The aftermath of the Casey Anthony case is about one thing only: mob justice. That is the only thing prompting these online petitions and calls for the Federal government to exercise its dual sovereignty. They don’t care about justice. If they did, they’d let this case go. They care only about vengeance. A little girl is dead and a mother was stoic and seeming unremorseful at the thought of her death, including the fact it took her a month to report her as missing. She was crucified in the press and media long before her trial started. And now that she’s been acquitted, people want vengeance guised under the word “justice” because “justice for Caylee” sounds much more appealing than “Casey must pay for what she did”.

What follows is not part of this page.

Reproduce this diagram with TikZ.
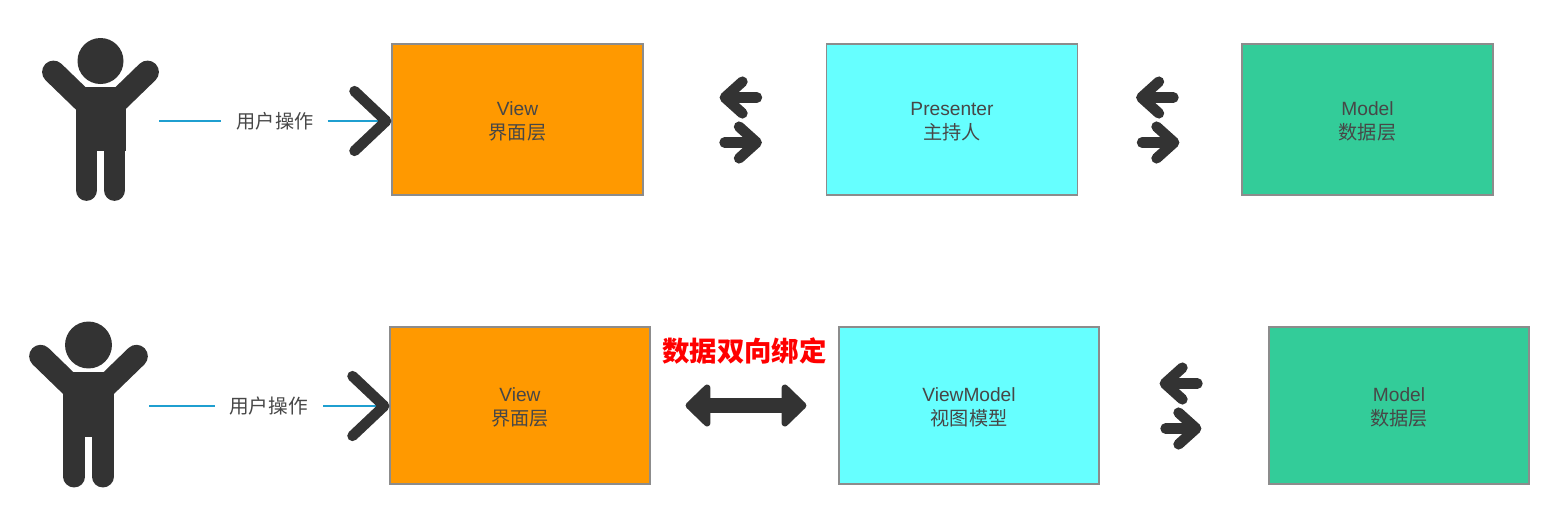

Dr. Martin Luther King, Jr., once said “Injustice anywhere is the threat to justice everywhere.” And there is no greater injustice than throwing a person in prison or death row for a crime that cannot even be proven to have been committed just to satisfy a mob’s calls for “justice”.

But one that comes close is when a prosecutor uses the media in a one-way campaign to turn the people of not just a county or State against a particular defendant, but the entire nation. People of America, you have been used by the media for many things. They’ve turned you either toward or against certain public policies through one-sided reporting, and they’ve turned you against a 20-something woman in Florida through the same one-sided reporting.

You saw only what the prosecution wanted you to see. That is why you were so appalled by the outcome of the trial. In your minds, you were thinking the case was open and shut, but in the minds of the jury, things were a bit more complicated. They made a decision based on facts, while too many people acting under the guise of “justice for Caylee” are calling shots based on emotions and nothing more.